- **Work required**
Give the data below again exactly as written, without its pictures.
──────────
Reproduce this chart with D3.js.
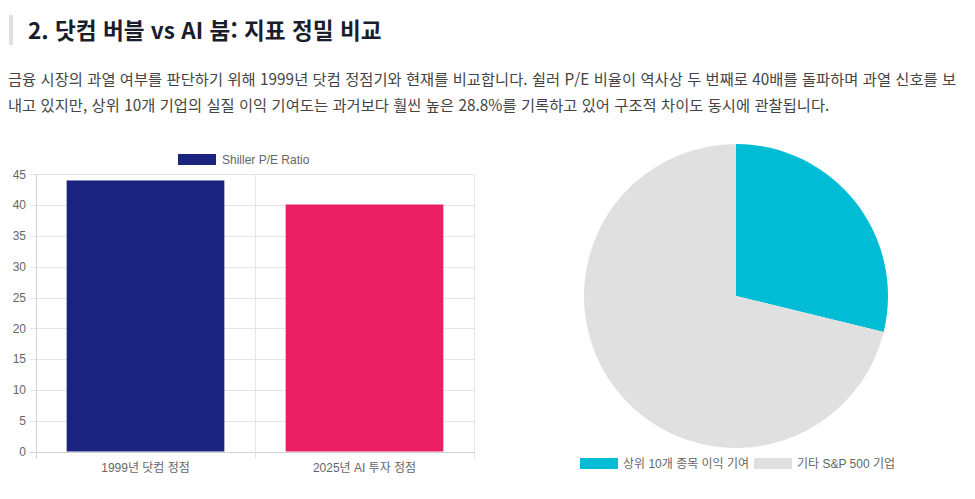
<!DOCTYPE html>
<html lang="ko">
<head>
<meta charset="utf-8">
<script src="https://cdn.jsdelivr.net/npm/d3@7"></script>
<style>
  html, body { margin: 0; padding: 0; background: #fff; }
  body { width: 975px; height: 499px; overflow: hidden; position: relative; font-family: "Noto Sans CJK KR", "Noto Sans", sans-serif; }
  #title { position: absolute; left: 9px; top: 15px; height: 30px; border-left: 4px solid #e0e0e0; padding-left: 15px;
           font-size: 22.6px; font-weight: 700; color: #1a1d2b; line-height: 30px; white-space: nowrap; }
  #desc { position: absolute; left: 8px; top: 65px; width: 953px; font-size: 15.3px; letter-spacing: 0.05px; line-height: 26px; color: #444; }
  svg { position: absolute; left: 0; top: 0; }
</style>
</head>
<body>
<div id="title">2. 닷컴 버블 vs AI 붐: 지표 정밀 비교</div>
<div id="desc">금융 시장의 과열 여부를 판단하기 위해 1999년 닷컴 정점기와 현재를 비교합니다. 쉴러 P/E 비율이 역사상 두 번째로 40배를 돌파하며 과열 신호를 보내고 있지만, 상위 10개 기업의 실질 이익 기여도는 과거보다 훨씬 높은 28.8%를 기록하고 있어 구조적 차이도 동시에 관찰됩니다.</div>
<svg id="chart" width="975" height="499"></svg>
<script>
// ---- data ----
const barCategories = ["1999년 닷컴 정점", "2025년 AI 투자 정점"];
const barValues = [44, 40.1];
const barColors = ["#1a237e", "#e91e63"];
const barSeriesName = "Shiller P/E Ratio";
const yTicks = [0, 5, 10, 15, 20, 25, 30, 35, 40, 45];

const pieLabels = ["상위 10개 종목 이익 기여", "기타 S&P 500 기업"];
const pieValues = [28.8, 71.2];
const pieColors = ["#00bcd4", "#e0e0e0"];

const svg = d3.select("#chart");
const fontFam = "'Liberation Sans', Arial, 'Noto Sans CJK KR', sans-serif";
const tickColor = "#666";
const gridColor = "#e5e5e5";

// ---- bar chart ----
const x = d3.scaleBand().domain(barCategories).range([36, 474]).paddingInner(0).paddingOuter(0);
const y = d3.scaleLinear().domain([0, 45]).range([451.5, 174.3]);

const g = svg.append("g");
g.selectAll("line.hg").data(yTicks).join("line")
  .attr("x1", 30).attr("x2", 474)
  .attr("y1", d => Math.round(y(d)) + 0.5).attr("y2", d => Math.round(y(d)) + 0.5)
  .attr("stroke", d => d === 0 ? "#d0d0d0" : gridColor).attr("stroke-width", 1);
const vEdges = barCategories.map(c => x(c)).concat([x.range()[1]]);
g.selectAll("line.vg").data(vEdges).join("line")
  .attr("x1", d => Math.round(d) + 0.5).attr("x2", d => Math.round(d) + 0.5)
  .attr("y1", y(45)).attr("y2", y(0) + 7)
  .attr("stroke", (d, i) => i === 0 ? "#d0d0d0" : gridColor).attr("stroke-width", 1);
g.selectAll("text.yt").data(yTicks).join("text")
  .attr("x", 26).attr("y", d => y(d)).attr("dy", "0.35em")
  .attr("text-anchor", "end").attr("font-size", 12).attr("fill", tickColor)
  .attr("font-family", fontFam).text(d => d);
const bw = x.bandwidth() * 0.72;
g.selectAll("rect.bar").data(barValues).join("rect")
  .attr("x", (d, i) => x(barCategories[i]) + (x.bandwidth() - bw) / 2)
  .attr("y", d => y(d)).attr("width", bw).attr("height", d => y(0) - y(d))
  .attr("fill", (d, i) => barColors[i]);
g.selectAll("text.xt").data(barCategories).join("text")
  .attr("x", d => x(d) + x.bandwidth() / 2).attr("y", 468).attr("dy", "0.35em")
  .attr("text-anchor", "middle").attr("font-size", 12).attr("fill", tickColor)
  .attr("font-family", fontFam).text(d => d);
const lg = svg.append("g");
lg.append("rect").attr("x", 178).attr("y", 154).attr("width", 38).attr("height", 11).attr("fill", barColors[0]);
lg.append("text").attr("x", 222).attr("y", 159.5).attr("dy", "0.35em").attr("font-size", 12)
  .attr("fill", tickColor).attr("font-family", fontFam).text(barSeriesName);

// ---- pie chart ----
const cx = 736, cy = 296, r = 152;
const pie = d3.pie().sort(null).value(d => d);
const arc = d3.arc().innerRadius(0).outerRadius(r);
const pg = svg.append("g").attr("transform", `translate(${cx},${cy})`);
pg.selectAll("path").data(pie(pieValues)).join("path")
  .attr("d", arc).attr("fill", (d, i) => pieColors[i]);

const legX = [580, 754];
const pl = svg.append("g");
pieLabels.forEach((lab, i) => {
  pl.append("rect").attr("x", legX[i]).attr("y", 458).attr("width", 38).attr("height", 11).attr("fill", pieColors[i]);
  pl.append("text").attr("x", legX[i] + 43).attr("y", 463.5).attr("dy", "0.35em").attr("font-size", 12)
    .attr("fill", tickColor).attr("font-family", fontFam).text(lab);
});
</script>
</body>
</html>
──────────
- **Exercise answer**
Reproduce this chart with D3.js.
<!DOCTYPE html>
<html lang="ko">
<head>
<meta charset="utf-8">
<script src="https://cdn.jsdelivr.net/npm/d3@7"></script>
<style>
  html, body { margin: 0; padding: 0; background: #fff; }
  body { width: 975px; height: 499px; overflow: hidden; position: relative; font-family: "Noto Sans CJK KR", "Noto Sans", sans-serif; }
  #title { position: absolute; left: 9px; top: 15px; height: 30px; border-left: 4px solid #e0e0e0; padding-left: 15px;
           font-size: 22.6px; font-weight: 700; color: #1a1d2b; line-height: 30px; white-space: nowrap; }
  #desc { position: absolute; left: 8px; top: 65px; width: 953px; font-size: 15.3px; letter-spacing: 0.05px; line-height: 26px; color: #444; }
  svg { position: absolute; left: 0; top: 0; }
</style>
</head>
<body>
<div id="title">2. 닷컴 버블 vs AI 붐: 지표 정밀 비교</div>
<div id="desc">금융 시장의 과열 여부를 판단하기 위해 1999년 닷컴 정점기와 현재를 비교합니다. 쉴러 P/E 비율이 역사상 두 번째로 40배를 돌파하며 과열 신호를 보내고 있지만, 상위 10개 기업의 실질 이익 기여도는 과거보다 훨씬 높은 28.8%를 기록하고 있어 구조적 차이도 동시에 관찰됩니다.</div>
<svg id="chart" width="975" height="499"></svg>
<script>
// ---- data ----
const barCategories = ["1999년 닷컴 정점", "2025년 AI 투자 정점"];
const barValues = [44, 40.1];
const barColors = ["#1a237e", "#e91e63"];
const barSeriesName = "Shiller P/E Ratio";
const yTicks = [0, 5, 10, 15, 20, 25, 30, 35, 40, 45];

const pieLabels = ["상위 10개 종목 이익 기여", "기타 S&P 500 기업"];
const pieValues = [28.8, 71.2];
const pieColors = ["#00bcd4", "#e0e0e0"];

const svg = d3.select("#chart");
const fontFam = "'Liberation Sans', Arial, 'Noto Sans CJK KR', sans-serif";
const tickColor = "#666";
const gridColor = "#e5e5e5";

// ---- bar chart ----
const x = d3.scaleBand().domain(barCategories).range([36, 474]).paddingInner(0).paddingOuter(0);
const y = d3.scaleLinear().domain([0, 45]).range([451.5, 174.3]);

const g = svg.append("g");
g.selectAll("line.hg").data(yTicks).join("line")
  .attr("x1", 30).attr("x2", 474)
  .attr("y1", d => Math.round(y(d)) + 0.5).attr("y2", d => Math.round(y(d)) + 0.5)
  .attr("stroke", d => d === 0 ? "#d0d0d0" : gridColor).attr("stroke-width", 1);
const vEdges = barCategories.map(c => x(c)).concat([x.range()[1]]);
g.selectAll("line.vg").data(vEdges).join("line")
  .attr("x1", d => Math.round(d) + 0.5).attr("x2", d => Math.round(d) + 0.5)
  .attr("y1", y(45)).attr("y2", y(0) + 7)
  .attr("stroke", (d, i) => i === 0 ? "#d0d0d0" : gridColor).attr("stroke-width", 1);
g.selectAll("text.yt").data(yTicks).join("text")
  .attr("x", 26).attr("y", d => y(d)).attr("dy", "0.35em")
  .attr("text-anchor", "end").attr("font-size", 12).attr("fill", tickColor)
  .attr("font-family", fontFam).text(d => d);
const bw = x.bandwidth() * 0.72;
g.selectAll("rect.bar").data(barValues).join("rect")
  .attr("x", (d, i) => x(barCategories[i]) + (x.bandwidth() - bw) / 2)
  .attr("y", d => y(d)).attr("width", bw).attr("height", d => y(0) - y(d))
  .attr("fill", (d, i) => barColors[i]);
g.selectAll("text.xt").data(barCategories).join("text")
  .attr("x", d => x(d) + x.bandwidth() / 2).attr("y", 468).attr("dy", "0.35em")
  .attr("text-anchor", "middle").attr("font-size", 12).attr("fill", tickColor)
  .attr("font-family", fontFam).text(d => d);
const lg = svg.append("g");
lg.append("rect").attr("x", 178).attr("y", 154).attr("width", 38).attr("height", 11).attr("fill", barColors[0]);
lg.append("text").attr("x", 222).attr("y", 159.5).attr("dy", "0.35em").attr("font-size", 12)
  .attr("fill", tickColor).attr("font-family", fontFam).text(barSeriesName);

// ---- pie chart ----
const cx = 736, cy = 296, r = 152;
const pie = d3.pie().sort(null).value(d => d);
const arc = d3.arc().innerRadius(0).outerRadius(r);
const pg = svg.append("g").attr("transform", `translate(${cx},${cy})`);
pg.selectAll("path").data(pie(pieValues)).join("path")
  .attr("d", arc).attr("fill", (d, i) => pieColors[i]);

const legX = [580, 754];
const pl = svg.append("g");
pieLabels.forEach((lab, i) => {
  pl.append("rect").attr("x", legX[i]).attr("y", 458).attr("width", 38).attr("height", 11).attr("fill", pieColors[i]);
  pl.append("text").attr("x", legX[i] + 43).attr("y", 463.5).attr("dy", "0.35em").attr("font-size", 12)
    .attr("fill", tickColor).attr("font-family", fontFam).text(lab);
});
</script>
</body>
</html>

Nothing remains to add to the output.